While Egypt and Sudan generally agreed on the Nile water question, they had failed to resolve a longstanding dispute over the location of their border near the Red Sea, an area called the Hala'ib Triangle. Egypt occupied the disputed territory, but the matter remained ripe for future conflict. Al-Bashir revived the controversy as recently as 2010 when he stated that Hala’ib was Sudanese and would stay Sudanese.

Sadat's successor, Hosni Mubarak visited Sudan in 1985 after a military coup overthrew Nimeiry that year. Nimeiry lived in exile in Egypt until 1999. Relations between the two countries since the 1989 Sudanese coup have had their ups and downs. The relationship reached its nadir in 1995, when elements of the Sudanese government were complicit in a plot by an Egyptian terrorist group, Gama'a Islamiyya, to assassinate Egypt's president, Hosni Mubarak, while he was en route from the Addis Ababa airport to an Organization of African Unity (now African Union) summit in Ethiopia's capital.
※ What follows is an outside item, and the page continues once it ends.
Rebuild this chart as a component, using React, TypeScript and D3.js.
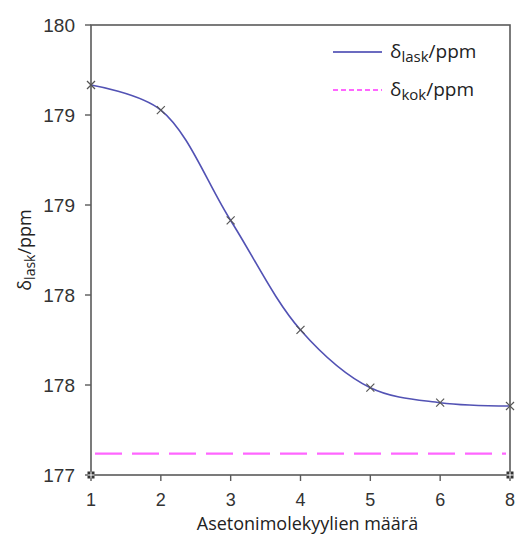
import React from "react";
import * as d3 from "d3";

// molecule counts (categorical x axis)
const categories = ["1", "2", "3", "4", "5", "6", "8"];
// calculated shift, ppm
const deltaLask = [179.6, 179.433, 178.697, 177.967, 177.582, 177.482, 177.46];
// experimental shift, ppm (constant line)
const deltaKok = 177.142;
// y axis ticks (labels shown rounded to integers)
const yTicks = [180, 179.4, 178.8, 178.2, 177.6, 177];
const cornerPoints = [
  { cat: "1", v: 177 },
  { cat: "8", v: 177 },
];

const W = 517;
const H = 536;
const margin = { left: 91, right: 7, top: 25, bottom: 61 };

export default function App() {
  const x = d3
    .scalePoint<string>()
    .domain(categories)
    .range([margin.left, W - margin.right]);
  const y = d3
    .scaleLinear()
    .domain([177, 180])
    .range([H - margin.bottom, margin.top]);

  const pts = categories.map((c, i) => ({ c, v: deltaLask[i] }));
  const line = d3
    .line<{ c: string; v: number }>()
    .x((d) => x(d.c) as number)
    .y((d) => y(d.v))
    .curve(d3.curveCatmullRom.alpha(0.5));

  const fmt = d3.format(".0f");
  const axisColor = "#5a5a5a";
  const x0 = margin.left;
  const x1 = W - margin.right;
  const y0 = H - margin.bottom;
  const y1 = margin.top;
  const titleFont = "'Open Sans', sans-serif";
  const tickFont = "'Liberation Sans', Arial, sans-serif";

  return (
    <svg
      width={W}
      height={H}
      style={{ position: "absolute", left: 0, top: 0, background: "#fff" }}
    >
      {/* frame */}
      <rect x={x0} y={y1} width={x1 - x0} height={y0 - y1} fill="none" stroke={axisColor} strokeWidth={1.6} />

      {/* y ticks */}
      {yTicks.map((t) => (
        <g key={t}>
          <line x1={x0 - 6} x2={x0} y1={y(t)} y2={y(t)} stroke={axisColor} strokeWidth={1.4} />
          <text
            x={x0 - 16}
            y={y(t)}
            dy="0.36em"
            textAnchor="end"
            fontFamily={tickFont}
            fontSize={19}
            fill="#333"
          >
            {fmt(t)}
          </text>
        </g>
      ))}

      {/* x ticks */}
      {categories.map((c) => (
        <g key={c}>
          <line x1={x(c)} x2={x(c)} y1={y0} y2={y0 + 6} stroke={axisColor} strokeWidth={1.4} />
          <text
            x={x(c)}
            y={y0 + 31}
            textAnchor="middle"
            fontFamily={tickFont}
            fontSize={18}
            fill="#333"
          >
            {c}
          </text>
        </g>
      ))}

      {/* experimental line */}
      <line
        x1={x0}
        x2={x1 - 4}
        y1={y(deltaKok)}
        y2={y(deltaKok)}
        stroke="#ff66ff"
        strokeWidth={2.2}
        strokeDasharray="27 10"
        strokeDashoffset={-4}
      />

      {/* calculated curve */}
      <path d={line(pts) ?? ""} fill="none" stroke="#5252b4" strokeWidth={1.6} />
      {pts.map((d) => (
        <g key={d.c} transform={`translate(${x(d.c)},${y(d.v)})`} stroke="#555" strokeWidth={1.2}>
          <line x1={-4} x2={4} y1={-4} y2={4} />
          <line x1={-4} x2={4} y1={4} y2={-4} />
        </g>
      ))}

      {/* corner markers */}
      {cornerPoints.map((d) => (
        <g key={d.cat} transform={`translate(${x(d.cat)},${y(d.v)})`}>
          <rect x={-3.5} y={-3.5} width={7} height={7} fill="#333" />
          <line x1={-3.5} x2={3.5} y1={0} y2={0} stroke="#fff" strokeWidth={1} />
          <line x1={0} x2={0} y1={-3.5} y2={3.5} stroke="#fff" strokeWidth={1} />
        </g>
      ))}

      {/* legend */}
      <line x1={333} x2={382} y1={52} y2={52} stroke="#6b6bc0" strokeWidth={2} />
      <text x={390} y={58} fontFamily={titleFont} fontSize={19} fill="#222">
        δ<tspan fontSize={15} dy={4}>lask</tspan>
        <tspan dy={-4}>/ppm</tspan>
      </text>
      <line x1={333} x2={382} y1={90} y2={90} stroke="#ff66ff" strokeWidth={2} strokeDasharray="5 3" />
      <text x={390} y={96} fontFamily={titleFont} fontSize={19} fill="#222">
        δ<tspan fontSize={15} dy={4}>kok</tspan>
        <tspan dy={-4}>/ppm</tspan>
      </text>

      {/* axis titles */}
      <text
        x={(x0 + x1) / 2 + 7}
        y={H - 6}
        textAnchor="middle"
        fontFamily={titleFont}
        fontSize={18}
        fill="#222"
      >
        Asetonimolekyylien määrä
      </text>
      <text
        transform={`translate(31,${(y0 + y1) / 2}) rotate(-90)`}
        textAnchor="middle"
        fontFamily={titleFont}
        fontSize={18}
        fill="#222"
      >
        δ<tspan fontSize={14} dy={4}>lask</tspan>
        <tspan dy={-4}>/ppm</tspan>
      </text>
    </svg>
  );
}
Sudan called these "unjust and unsubstantiated claims" in a UN letter. By the end of 1999, Egyptian anger toward Sudan had subsided, and President al-Bashir visited Egypt, where the two leaders agreed to normalize diplomatic relations. Al-Bashir returned to Cairo in 2002, at which time they expanded cooperation on a variety of practical issues. Mubarak repaid the visit by going to Khartoum the following year. In 2004 al-Bashir again went to Cairo, where the two leaders signed the Four Freedoms Agreement dealing with freedom of ownership, movement, residence, and work between the two countries. There has been cooperation on counterterrorism and development projects drawing water from the Nile, and the two governments agreed to establish a free-trade zone along the Egypt–Sudan border, where they would exchange commodities free of duty. Sudan has particularly appreciated Egyptian verbal and moral support for its policy in Darfur. Egypt also sent troops to the United Nations–African Union Mission in Darfur. Egyptian investments in Sudan reached US$2.5 billion by 2008 while Sudanese investments in Egypt totaled almost US$200 million. By 2010 Egyptian–Sudanese relations were better than they had been in many years, although several long-term contentious issues, such as the future status of South Sudan, ownership of the Hala’ib Triangle, and use of Nile water, remained unresolved.

Egypt nevertheless began preparing for the possible independence of South Sudan. In an effort to keep track of developments there, Egypt had about 1,500 military personnel assigned to the United Nations Mission in Sudan and had begun supporting a number of development projects in the South. It had a consulate in Juba, and Mubarak traveled there in 2008. Salva Kiir visited Cairo in 2009, when Egypt made clear it would accept the results of the January 2011 referendum on secession. In 2010, Egypt also offered a US$300 million grant for Southern water and electricity projects along the Nile.

Egypt's policy on Sudan was that it was in favour of a united Sudan, and therefore Egypt was not directly involved in the Sudan Peace Process that gave the peoples of South Sudan the right to secede and form an independent state in 2011 after the long Sudanese Civil War.